The term “Law of the Jungle” is an expression often meaning “every man for himself,” “survival of the fittest” or “anything goes.” A term that also referred to as the time period prior to the Wagner Act enacted in 1935. A time in which collective bargaining existed in theory but not fairly practice between unions and employers. When practiced fairly, collective bargaining allows workers to achieve a form of democracy within the workplace; thus allowing for a form of rules to be upheld by both the employer and the employees. Unions have given employees a platform in which their voices will be heard. This paper will provide an overview of both the pre-Wagner Act days and the influential post 1932 collective bargaining statutes, as well as the advisability of eliminating the post-1932 statutes.

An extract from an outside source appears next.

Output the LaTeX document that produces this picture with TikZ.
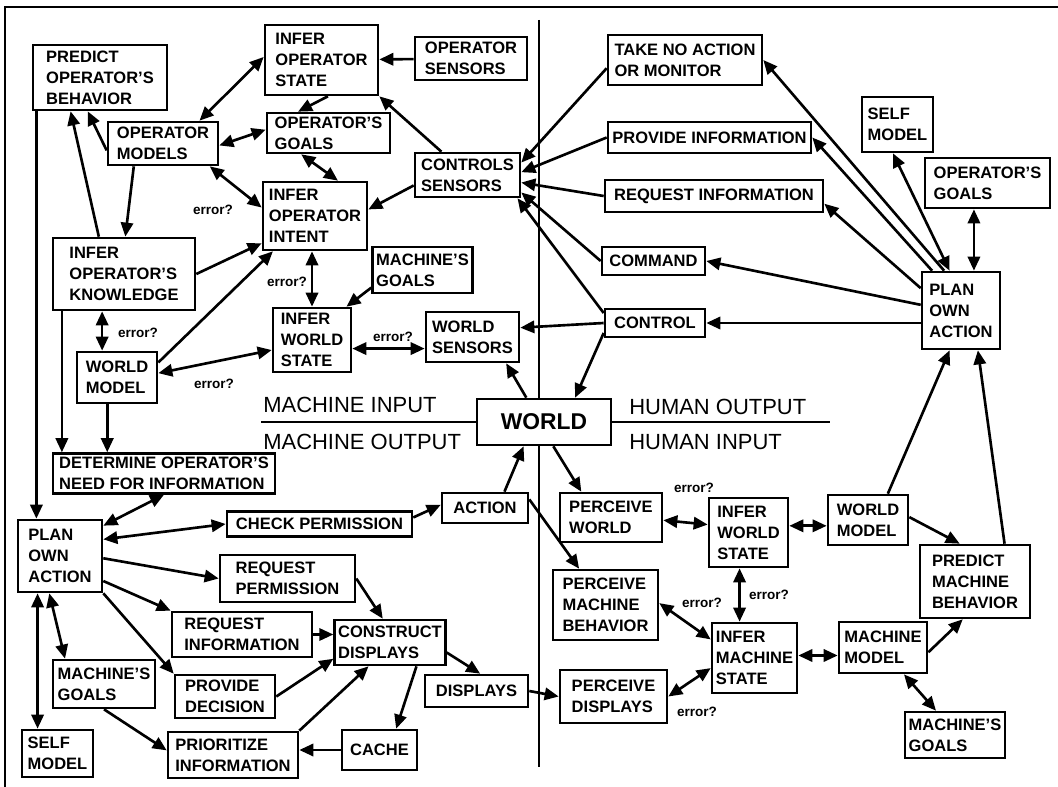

From the beginning of labor unions we have seen dramatic ups and downs resulting in almost complete devastation on various occasions. Union membership started out strong with 300,000 members in 1836, but fell drastically to only 50,000 members in 1878 following the countries deep five year economic depression. As a result of unions weakening, employers began to turn against what was left of the organized labor unions. They engaged in frequent lockouts, hired spies to ferret out union sympathizers, circulated the names of such sympathizers to fellow employers creating black-lists, and engaged the service of strikebreakers on a widespread scale. (Slone/Witney, 2010) In response to such attacks by the employers, both unionists and nonunionized workers retaliated. Secret societies were formed were formed, the most infamous Molly Maguires were known for their murders and acts of arson. Unfortunately most if not all of the good these societies were trying to bring was out shadowed by their delivery.
These attacks from employers continued in various ways because at the time there was no law that permitted them from doing so. Each union issue was presented to individual judges that would exercise control over the labor relations as a whole in the United States. For the most part judges were unsympathetic to union actives and generally sided against them. This treatment of labor-management relations was seen from the American Revolution until the Great Depression of the 1930’s.
It is said that the Great Depression gave labor unions a golden opportunity for the revival and growth with the much needed governmental encouragement. The years following the devastating Great Depression of late 1929 and early 1930’s marked a significant change in public policy from repression to strong encouragement of union activity starting with the first major federal legislation to be applied to collective bargaining, the Norris-LaGuardia Act. (Sloane/Witney, 2010) The following acts are the most major laws governing labor-management relations to date:
Norris-LaGuardia Act of 1932: This particular act revoked the...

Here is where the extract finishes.